What the task requires =
Select and copy out every line in the records containing "with".

Source material =
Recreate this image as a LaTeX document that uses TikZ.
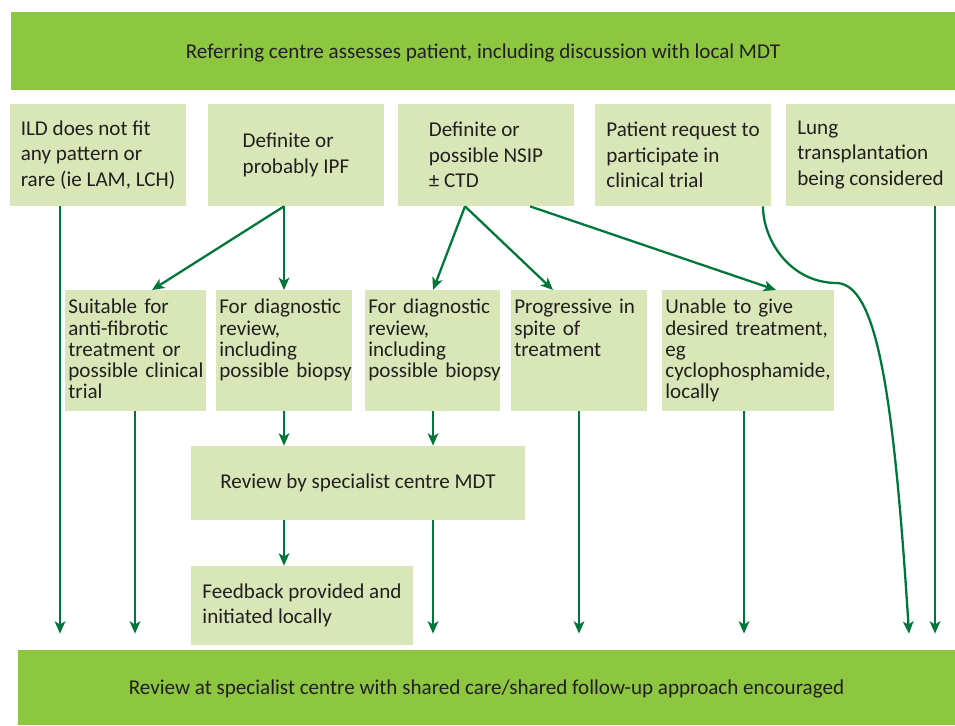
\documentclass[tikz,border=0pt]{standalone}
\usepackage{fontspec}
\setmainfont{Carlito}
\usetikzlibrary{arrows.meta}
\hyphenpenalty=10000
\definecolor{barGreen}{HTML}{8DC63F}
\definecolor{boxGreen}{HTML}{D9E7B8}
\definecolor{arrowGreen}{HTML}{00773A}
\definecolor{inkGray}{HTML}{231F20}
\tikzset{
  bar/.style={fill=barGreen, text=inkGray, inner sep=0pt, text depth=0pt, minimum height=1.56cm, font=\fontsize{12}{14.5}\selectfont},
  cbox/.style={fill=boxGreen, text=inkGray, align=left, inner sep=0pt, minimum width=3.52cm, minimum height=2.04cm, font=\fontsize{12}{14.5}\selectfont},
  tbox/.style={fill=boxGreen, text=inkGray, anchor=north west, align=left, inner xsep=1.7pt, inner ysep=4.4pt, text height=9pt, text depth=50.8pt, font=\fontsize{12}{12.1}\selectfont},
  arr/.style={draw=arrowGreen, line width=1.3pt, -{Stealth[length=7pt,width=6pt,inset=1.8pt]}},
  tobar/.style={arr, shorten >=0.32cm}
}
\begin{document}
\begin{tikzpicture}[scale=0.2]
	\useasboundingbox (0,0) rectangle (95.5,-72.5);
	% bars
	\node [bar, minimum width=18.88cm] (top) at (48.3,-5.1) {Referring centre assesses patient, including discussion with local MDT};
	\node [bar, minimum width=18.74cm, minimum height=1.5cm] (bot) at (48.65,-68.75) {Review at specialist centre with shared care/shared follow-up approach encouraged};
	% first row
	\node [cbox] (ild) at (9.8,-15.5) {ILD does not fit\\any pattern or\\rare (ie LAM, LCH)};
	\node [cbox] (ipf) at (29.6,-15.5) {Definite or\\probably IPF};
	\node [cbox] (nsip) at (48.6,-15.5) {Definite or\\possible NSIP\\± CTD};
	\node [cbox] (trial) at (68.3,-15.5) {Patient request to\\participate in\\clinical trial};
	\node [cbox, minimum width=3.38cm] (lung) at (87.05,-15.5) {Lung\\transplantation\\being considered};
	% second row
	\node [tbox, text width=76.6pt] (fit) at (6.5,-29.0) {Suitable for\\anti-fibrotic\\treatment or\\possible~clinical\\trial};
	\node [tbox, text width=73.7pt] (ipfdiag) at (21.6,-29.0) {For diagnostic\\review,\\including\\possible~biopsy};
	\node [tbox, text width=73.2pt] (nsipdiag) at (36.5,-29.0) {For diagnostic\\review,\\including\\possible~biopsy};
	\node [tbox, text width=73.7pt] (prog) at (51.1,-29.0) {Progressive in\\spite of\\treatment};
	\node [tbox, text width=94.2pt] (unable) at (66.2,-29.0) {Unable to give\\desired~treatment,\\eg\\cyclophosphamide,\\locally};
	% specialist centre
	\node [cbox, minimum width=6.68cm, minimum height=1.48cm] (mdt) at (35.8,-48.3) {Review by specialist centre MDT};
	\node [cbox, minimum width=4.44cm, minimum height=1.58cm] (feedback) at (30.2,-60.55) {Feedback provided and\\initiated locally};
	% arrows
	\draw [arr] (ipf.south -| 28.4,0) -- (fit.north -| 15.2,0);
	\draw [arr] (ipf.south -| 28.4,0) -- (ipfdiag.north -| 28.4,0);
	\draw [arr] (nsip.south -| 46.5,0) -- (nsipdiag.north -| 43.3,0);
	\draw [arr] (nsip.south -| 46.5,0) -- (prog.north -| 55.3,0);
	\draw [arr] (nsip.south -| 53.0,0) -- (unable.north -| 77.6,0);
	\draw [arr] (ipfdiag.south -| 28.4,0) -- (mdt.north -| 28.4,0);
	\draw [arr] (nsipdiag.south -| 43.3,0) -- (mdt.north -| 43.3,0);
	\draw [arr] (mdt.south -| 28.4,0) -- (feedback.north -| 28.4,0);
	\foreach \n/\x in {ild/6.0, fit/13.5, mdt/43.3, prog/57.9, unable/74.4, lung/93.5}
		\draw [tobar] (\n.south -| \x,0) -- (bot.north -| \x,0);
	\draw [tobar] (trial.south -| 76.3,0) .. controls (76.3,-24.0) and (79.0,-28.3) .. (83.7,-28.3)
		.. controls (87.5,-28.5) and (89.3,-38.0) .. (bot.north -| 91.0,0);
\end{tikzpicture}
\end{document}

==

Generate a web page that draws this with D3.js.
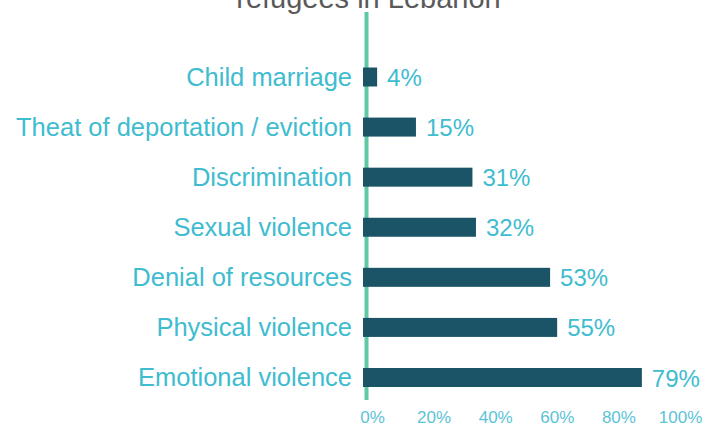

---

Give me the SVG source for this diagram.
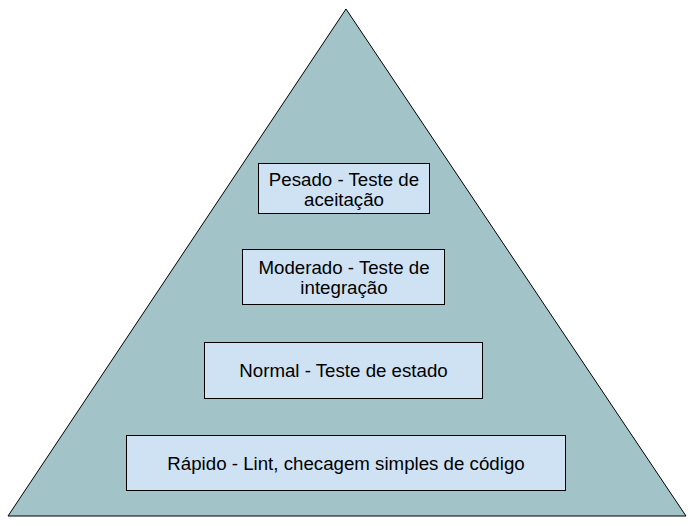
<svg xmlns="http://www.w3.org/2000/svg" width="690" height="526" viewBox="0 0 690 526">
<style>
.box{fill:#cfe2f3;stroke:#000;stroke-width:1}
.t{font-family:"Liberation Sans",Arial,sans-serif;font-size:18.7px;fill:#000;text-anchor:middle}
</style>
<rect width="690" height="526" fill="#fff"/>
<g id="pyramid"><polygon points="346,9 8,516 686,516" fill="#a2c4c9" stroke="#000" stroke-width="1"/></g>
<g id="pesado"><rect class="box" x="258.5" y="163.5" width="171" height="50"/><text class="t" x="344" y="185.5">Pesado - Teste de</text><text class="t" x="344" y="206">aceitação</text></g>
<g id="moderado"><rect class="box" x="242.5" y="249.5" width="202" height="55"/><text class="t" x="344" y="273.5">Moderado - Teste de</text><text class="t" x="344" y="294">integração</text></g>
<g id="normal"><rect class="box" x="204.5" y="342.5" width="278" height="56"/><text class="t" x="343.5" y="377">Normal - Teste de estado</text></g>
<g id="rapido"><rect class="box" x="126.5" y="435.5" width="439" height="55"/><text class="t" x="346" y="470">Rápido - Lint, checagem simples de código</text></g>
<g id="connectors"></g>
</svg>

Answer to the exercise =
	\node [bar, minimum width=18.88cm] (top) at (48.3,-5.1) {Referring centre assesses patient, including discussion with local MDT};
	\node [bar, minimum width=18.74cm, minimum height=1.5cm] (bot) at (48.65,-68.75) {Review at specialist centre with shared care/shared follow-up approach encouraged};
Generate a web page that draws this with D3.js.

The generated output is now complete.